======== Dataset excerpt
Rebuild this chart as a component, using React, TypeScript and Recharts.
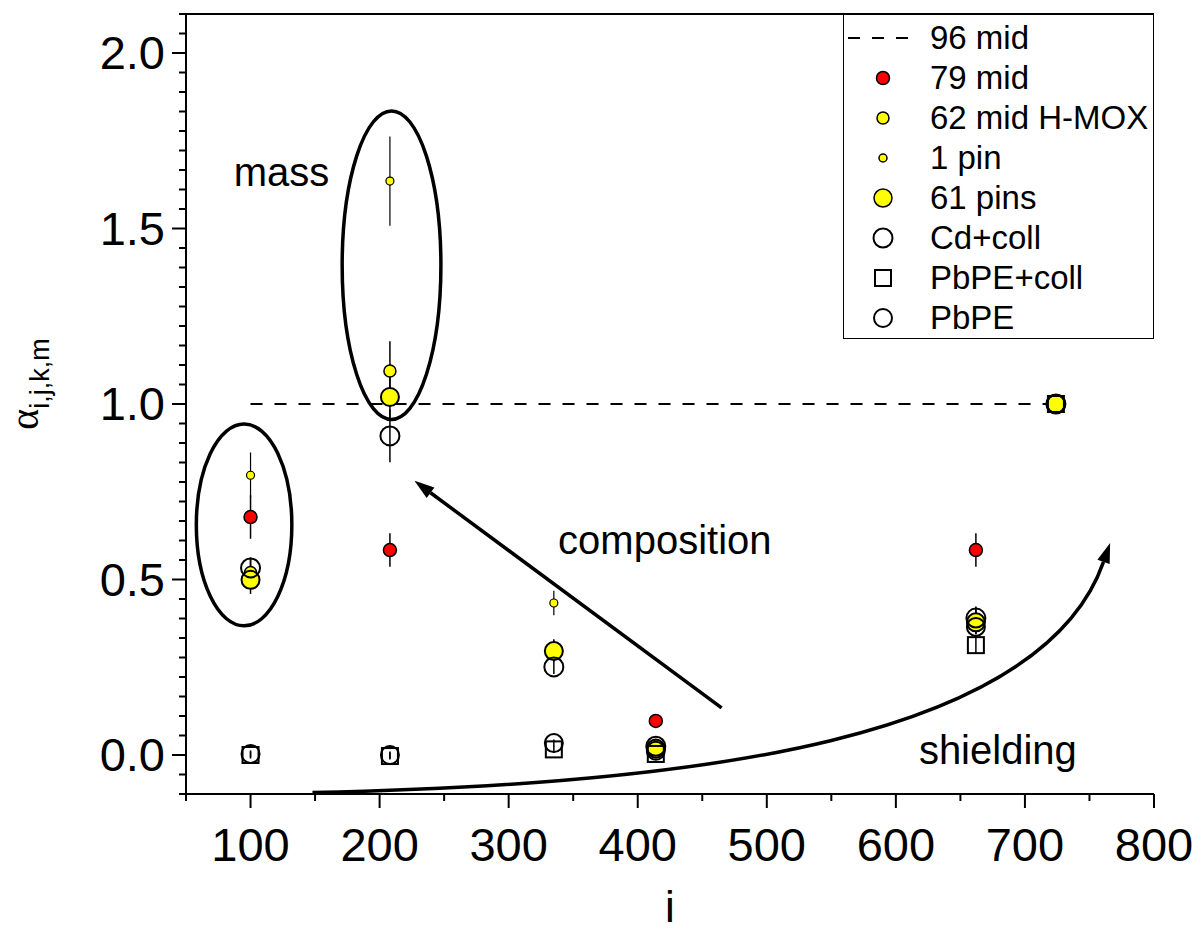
import React from 'react';
import {
  ScatterChart,
  Scatter,
  XAxis,
  YAxis,
  ErrorBar,
  ReferenceArea,
  ReferenceLine,
  ReferenceDot,
  Legend,
} from 'recharts';

// ---------- data ----------
const xPositions = [100, 208, 335, 414, 662, 724];

const mid96Y = [1, 1, 1, 1, 1, 1];

const mid79X = [100, 208, 414, 662, 724];
const mid79Y = [0.678, 0.584, 0.097, 0.584, 1.0];
const mid79Err = [0.062, 0.048, 0.012, 0.048, 0];

const mid62Y = [0.52, 1.094, 0.3, 0.028, 0.383, 1.0];
const mid62Err = [0.04, 0.085, 0.03, 0.01, 0.04, 0];

const pin1X = [100, 208, 335, 724];
const pin1Y = [0.797, 1.635, 0.433, 1.0];
const pin1Err = [0.065, 0.127, 0.035, 0];

const pins61Y = [0.499, 1.02, 0.296, 0.018, 0.378, 1.0];
const pins61Err = [0.04, 0.06, 0.03, 0.01, 0.03, 0];

const cdCollY = [0.533, 0.909, 0.251, 0.025, 0.39, 1.0];
const cdCollErr = [0.03, 0.075, 0.02, 0.01, 0.03, 0];

const pbpeCollY = [0.0, -0.003, 0.016, 0.003, 0.313, 1.0];
const pbpeCollErr = [0.01, 0.01, 0.01, 0.01, 0.025, 0];

const pbpeY = [0.003, 0.0, 0.034, 0.012, 0.365, 1.0];
const pbpeErr = [0.01, 0.01, 0.01, 0.01, 0.02, 0];

const xMajorTicks = [100, 200, 300, 400, 500, 600, 700, 800];
const yMajorTicks = [0, 0.5, 1.0, 1.5, 2.0];
const yTickLabels = ['0.0', '0.5', '1.0', '1.5', '2.0'];
const xDomain: [number, number] = [50, 800];
const yMinorPerMajor = 9; // 8 minor ticks between majors
const yStep = 0.5 / yMinorPerMajor;
const yDomain: [number, number] = [-2 * yStep, 2.0 + 2 * yStep];

const legendItems = [
  { name: '96 mid', kind: 'dash' },
  { name: '79 mid', kind: 'circle', r: 6.5, fill: '#ff0000' },
  { name: '62 mid H-MOX', kind: 'circle', r: 6, fill: '#ffff00' },
  { name: '1 pin', kind: 'circle', r: 4, fill: '#ffff00' },
  { name: '61 pins', kind: 'circle', r: 9, fill: '#ffff00' },
  { name: 'Cd+coll', kind: 'circle', r: 9.5, fill: 'none' },
  { name: 'PbPE+coll', kind: 'square', r: 8, fill: 'none' },
  { name: 'PbPE', kind: 'circle', r: 9, fill: 'none' },
];

// annotations in data coordinates
const massEllipse1 = { x1: 58, x2: 132, y1: 0.368, y2: 0.943 };
const massEllipse2 = { x1: 171, x2: 247.5, y1: 0.956, y2: 1.835 };
const compositionArrow = [{ x: 465, y: 0.134 }, { x: 227, y: 0.781 }];
const shieldingArrow = [{ x: 148, y: -0.107 }, { x: 766, y: 0.604 }];
const labels = [
  { text: 'mass', x: 124, y: 1.661 },
  { text: 'composition', x: 421, y: 0.613 },
  { text: 'shielding', x: 679, y: 0.014 },
];

// ---------- helpers ----------
const pts = (xs: number[], ys: number[], errs?: number[]) =>
  xs.map((x, i) => ({ x, y: ys[i], err: errs ? errs[i] : 0 }));

const FONT = 'Liberation Sans, Arial, sans-serif';

const circleShape = (r: number, fill: string, sw: number) => (p: any) =>
  <circle cx={p.cx} cy={p.cy} r={r} fill={fill} stroke="#000" strokeWidth={sw} />;
const squareShape = (h: number, sw: number) => (p: any) =>
  <rect x={p.cx - h} y={p.cy - h} width={2 * h} height={2 * h} fill="none" stroke="#000" strokeWidth={sw} />;

const xTicksAll: number[] = [];
for (let v = xDomain[0]; v <= xDomain[1]; v += 50) xTicksAll.push(v);
const yTicksAll: number[] = [];
for (let k = -2; k <= 4 * yMinorPerMajor + 2; k++) yTicksAll.push(Math.round(k * yStep * 1e6) / 1e6);

const XTick = (props: any) => {
  const { x, y, payload } = props;
  const v = payload.value;
  const major = xMajorTicks.includes(v);
  return (
    <g>
      <line x1={x} y1={y} x2={x} y2={y + (major ? 14 : 7)} stroke="#000" strokeWidth={2} />
      {major && (
        <text x={x} y={y + 67} textAnchor="middle" fontSize={47} fontFamily={FONT} fill="#000">
          {v}
        </text>
      )}
    </g>
  );
};

const YTick = (props: any) => {
  const { x, y, payload } = props;
  const v = payload.value;
  const idx = yMajorTicks.findIndex((m) => Math.abs(m - v) < 1e-4);
  const major = idx >= 0;
  return (
    <g>
      <line x1={x} y1={y} x2={x - (major ? 14 : 7)} y2={y} stroke="#000" strokeWidth={2} />
      {major && (
        <text x={x - 21} y={y + 16} textAnchor="end" fontSize={47} fontFamily={FONT} fill="#000">
          {yTickLabels[idx]}
        </text>
      )}
    </g>
  );
};

const EllipseShape = (p: any) => (
  <ellipse
    cx={p.x + p.width / 2}
    cy={p.y + p.height / 2}
    rx={Math.abs(p.width) / 2}
    ry={Math.abs(p.height) / 2}
    fill="none"
    stroke="#000"
    strokeWidth={3.5}
  />
);

const arrowHead = (tx: number, ty: number, ang: number) => {
  const L = 20;
  const W = 6.5;
  const bx = tx - L * Math.cos(ang);
  const by = ty - L * Math.sin(ang);
  const px = -Math.sin(ang) * W;
  const py = Math.cos(ang) * W;
  return { bx, by, pts: `${tx},${ty} ${bx + px},${by + py} ${bx - px},${by - py}` };
};

const StraightArrow = (p: any) => {
  const { x1, y1, x2, y2 } = p;
  const ang = Math.atan2(y2 - y1, x2 - x1);
  const h = arrowHead(x2, y2, ang);
  return (
    <g>
      <line x1={x1} y1={y1} x2={h.bx} y2={h.by} stroke="#000" strokeWidth={3.5} />
      <polygon points={h.pts} fill="#000" />
    </g>
  );
};

const CurvedArrow = (p: any) => {
  const { x1, y1, x2, y2 } = p;
  const dx = x2 - x1;
  const dy = y2 - y1;
  const c1x = x1 + 0.487 * dx;
  const c1y = y1 + 0.032 * dy;
  const c2x = x1 + 0.914 * dx;
  const c2y = y1 + 0.214 * dy;
  const ang = Math.atan2(y2 - c2y, x2 - c2x);
  const h = arrowHead(x2, y2, ang);
  return (
    <g>
      <path
        d={`M${x1},${y1} C${c1x},${c1y} ${c2x},${c2y} ${h.bx},${h.by}`}
        fill="none"
        stroke="#000"
        strokeWidth={3.5}
      />
      <polygon points={h.pts} fill="#000" />
    </g>
  );
};

const LegendContent = () => (
  <div
    style={{
      position: 'relative',
      width: 311,
      height: 325,
      boxSizing: 'border-box',
      border: '1.5px solid #000',
      background: '#fff',
      fontFamily: FONT,
      fontSize: 33,
      color: '#000',
    }}
  >
    {legendItems.map((it, i) => (
      <div
        key={it.name}
        style={{ position: 'absolute', left: 0, top: 3 + i * 40, height: 40, width: 309, display: 'flex', alignItems: 'center' }}
      >
        <svg width={86} height={40} style={{ display: 'block' }}>
          {it.kind === 'dash' && (
            <line x1={4} y1={20} x2={70} y2={20} stroke="#000" strokeWidth={2} strokeDasharray="12 12" />
          )}
          {it.kind === 'circle' && (
            <circle cx={39} cy={20} r={it.r} fill={it.fill} stroke="#000" strokeWidth={it.fill === 'none' ? 2 : 1.5} />
          )}
          {it.kind === 'square' && (
            <rect x={39 - (it.r as number)} y={20 - (it.r as number)} width={2 * (it.r as number)} height={2 * (it.r as number)} fill="none" stroke="#000" strokeWidth={2} />
          )}
        </svg>
        <span style={{ lineHeight: '40px', whiteSpace: 'nowrap' }}>{it.name}</span>
      </div>
    ))}
  </div>
);

const YLabel = () => (
  <text transform="rotate(-90, 38, 384)" x={38} y={384} textAnchor="middle" fill="#000">
    <tspan fontFamily="Liberation Serif, Times New Roman, serif" fontSize={40}>α</tspan>
    <tspan fontFamily={FONT} fontSize={27} dy={11}>i,j,k,m</tspan>
  </text>
);

const errProps = { dataKey: 'err', direction: 'y' as const, width: 0, stroke: '#000', strokeWidth: 1.5 };

export default function App() {
  return (
    <div style={{ position: 'absolute', left: 0, top: 0, background: '#fff' }}>
      <ScatterChart width={1204} height={933} margin={{ top: 14, right: 50, bottom: 0, left: 0 }}>
        <XAxis
          dataKey="x"
          type="number"
          domain={xDomain}
          ticks={xTicksAll}
          interval={0}
          tickLine={false}
          tickSize={0}
          tickMargin={0}
          tick={<XTick />}
          axisLine={{ stroke: '#000', strokeWidth: 2 }}
          height={139}
          allowDataOverflow
        />
        <YAxis
          dataKey="y"
          type="number"
          domain={yDomain}
          ticks={yTicksAll}
          interval={0}
          tickLine={false}
          tickSize={0}
          tickMargin={0}
          tick={<YTick />}
          axisLine={{ stroke: '#000', strokeWidth: 2 }}
          width={186}
          allowDataOverflow
        />
        <ReferenceLine y={yDomain[1]} stroke="#000" strokeWidth={2} ifOverflow="visible" />

        <Scatter
          name="96 mid"
          data={pts(xPositions, mid96Y)}
          isAnimationActive={false}
          shape={() => <g />}
          line={{ stroke: '#000', strokeWidth: 2, strokeDasharray: '12 12' }}
          lineType="joint"
        />
        <Scatter name="79 mid" data={pts(mid79X, mid79Y, mid79Err)} isAnimationActive={false} shape={circleShape(6.5, '#ff0000', 1.5)}>
          <ErrorBar {...errProps} />
        </Scatter>
        <Scatter name="62 mid H-MOX" data={pts(xPositions, mid62Y, mid62Err)} isAnimationActive={false} shape={circleShape(6, '#ffff00', 1.5)}>
          <ErrorBar {...errProps} />
        </Scatter>
        <Scatter name="1 pin" data={pts(pin1X, pin1Y, pin1Err)} isAnimationActive={false} shape={circleShape(4, '#ffff00', 1.2)}>
          <ErrorBar {...errProps} strokeWidth={1.2} />
        </Scatter>
        <Scatter name="61 pins" data={pts(xPositions, pins61Y, pins61Err)} isAnimationActive={false} shape={circleShape(9, '#ffff00', 2)}>
          <ErrorBar {...errProps} />
        </Scatter>
        <Scatter name="Cd+coll" data={pts(xPositions, cdCollY, cdCollErr)} isAnimationActive={false} shape={circleShape(9.5, 'none', 2)}>
          <ErrorBar {...errProps} />
        </Scatter>
        <Scatter name="PbPE+coll" data={pts(xPositions, pbpeCollY, pbpeCollErr)} isAnimationActive={false} shape={squareShape(8, 2)}>
          <ErrorBar {...errProps} />
        </Scatter>
        <Scatter name="PbPE" data={pts(xPositions, pbpeY, pbpeErr)} isAnimationActive={false} shape={circleShape(9, 'none', 2)}>
          <ErrorBar {...errProps} />
        </Scatter>

        <ReferenceArea {...massEllipse1} shape={EllipseShape} ifOverflow="visible" />
        <ReferenceArea {...massEllipse2} shape={EllipseShape} ifOverflow="visible" />
        <ReferenceLine segment={compositionArrow} shape={StraightArrow} ifOverflow="visible" />
        <ReferenceLine segment={shieldingArrow} shape={CurvedArrow} ifOverflow="visible" />
        {labels.map((l) => (
          <ReferenceDot
            key={l.text}
            x={l.x}
            y={l.y}
            r={0}
            ifOverflow="visible"
            shape={(p: any) => (
              <text x={p.cx} y={p.cy} dy={14} textAnchor="middle" fontSize={40} fontFamily={FONT} fill="#000">
                {l.text}
              </text>
            )}
          />
        ))}
        <text x={670} y={922} textAnchor="middle" fontSize={44} fontFamily={FONT} fill="#000">i</text>
        <YLabel />
        <Legend
          layout="vertical"
          align="center"
          verticalAlign="middle"
          content={<LegendContent />}
          wrapperStyle={{ left: 843, top: 14, width: 311, height: 325 }}
        />
      </ScatterChart>
    </div>
  );
}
================
* _Work to complete_
Lines that hold "React" are the ones to copy; find all of them.

* _Completed exercise_
Rebuild this chart as a component, using React, TypeScript and Recharts.
import React from 'react';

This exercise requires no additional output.